About a year ago, my Eldest Son told me that he planned to join the military. He was nervous and scared but he wanted to do it. So he came up with a basic plan over the course of the next year where he would be tying up loose ends in his life and getting mentally prepared to go. He and I already had a semi-ritual of staying up after his sister went to bed and hanging out with some Chai tea. He started watching Malcolm in the Middle with me until we went through the entire series. Then we decided to start watching Deep Space Nine. I vaguely remembered how much I had liked the show when I managed to catch it on TV (I was never very good about watching TV regularly) so we started our loose nightly ritual of watching it together while drinking chai and eating snacks.
Deep Space Nine changed my whole geek viewpoint on Star Wars.
At first it started as just a good fun sci-fi show that had references to things I knew quite well (I had watched a lot of ST:TNG) and Eldest of course (in the manner of all modern geeks) took to the internet in between episodes to learn more about the universe it was in. He kept me informed of backstory, species details and character connections while we made our way through all of it. I relearned how much I loved Klingons yet couldn’t stand Betazoids. I marveled at the naive arrogance of the Bajorans and the smooth deception of the Cardassians. The political intrigue was slow enough and simple enough that I could keep track of it (with a little help from Eldest) without getting bored.
I grew to love Deep Space Nine in a way I had never loved another sci-fi franchise.
But as the series went on, I realized that the conversations Eldest and I were having were much deeper and more meaningful than anything we’d ever discussed surrounding Star Wars. I realized that the love I had for Deep Space Nine went way beyond anything I had ever felt about Star Wars, in fact. I realized that Deep Space Nine, and upon reflection much of the entire Star Trek universe, filled a need in me that went all the way back to my pre-adolescent days of watching Star Trek with my father. It gave me a complete validation of myself not just as an ugly geeky female, but as a person who believes that humanity has a bright, beautiful future of integrity, honor and respect. Deep Space Nine showed me a universe that had “people” – not just white male humans who are beautiful and cool but people with overgrown heads, mishapen ears, wrinkled features and even limbs that didn’t work “properly” who were good honorable PEOPLE. Deep Space Nine showed two women passionately discussing their love with no apologies, shame or hesitation whatsoever. Deep Space Nine showed a room of humans who couldn’t understand how to emotionally connect with others somehow finding their strength and still not “solving” their “problem” of asocialism. Deep Space Nine gave me inter-species sex. Deep Space Nine wrestled with the notions of whether God is just a more powerful alien or whether being programmed to worship someone means you truly have faith. Deep Space Nine showed the horror of war, the devastation of caste systems, the stupidity of patriarchy and the hilarity of greed while never ever trying to pretend that we humans are somehow “better” than anyone else.

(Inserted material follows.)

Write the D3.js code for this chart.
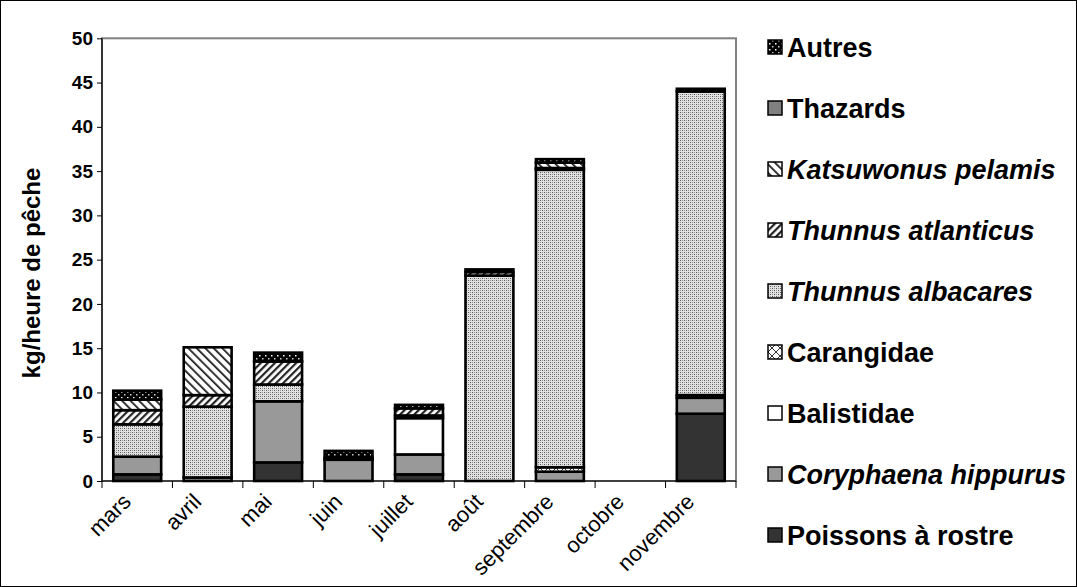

Deep Space Nine reminded me of Roddenberry’s primary motivation: to show how high we could reach while opening our minds and hearts to those who seem “different”. How much we have to gain from being humble and how great the rewards when we cooperate with everyone. Roddenberry’s vision of a future where people don’t even blink at the shape of your nose, the strength of your limbs or the color of your skin. And those people are the ones who “win” because that’s the future of progress.
But there is Star Wars, still scrounging around on the ground trying to show that humans are the best of the bunch. There’s Star Wars still pushing the notion that the best of humanity is white, perfectly abled and usually male. That the best of humanity has to offer is a sort of powerful energy we use to hurt others in order to police the world. Because everyone knows diplomacy will always fail, bad guys will always kill everyone and making others cooperate is something you have to use force or conniving to accomplish. There is Star Wars proving over and over that we must be afraid of those who are different. Especially those who look different. Especially those who have emotional states we deem “abnormal” There is Star Wars letting us know that true unity can’t exist peacefully. That ALL DARKNESS IS EVIL. There was Star Wars pimping that adolescent message of fear and mistrust.
Yet Lucas had such great promise, such great opportunity. He had an entire universe of people to tell any tale that he wanted. And truthfully, within the expanded universe there were many who did tell different stories. Wonderful stories of growth and acceptance and change. But not Lucas. He just kept serving up the same basic tale that captured my fancy when I was a child. And I loved it dearly when I was a child because it gave me a tiny bit of recognition as an outcast. But I didn’t understand that the kind of outcast I was? The kind I still am? Isn’t a part of Lucas’ vision for the future. In the future I either don’t exist, or my life has no glory, no beauty, no tale worthy of telling.
Star Trek, in Deep Space Nine and truly all through all of the shows to some degree or another, showed me a future that isn’t always glorious and beautiful but is therefore more precious. The message Deep Space Nine gave me was that everyone has a place in the future.
I came to realize that the discomfort I felt for Star Wars and what it had become was actually very simple: I grew up. Star Wars didn’t.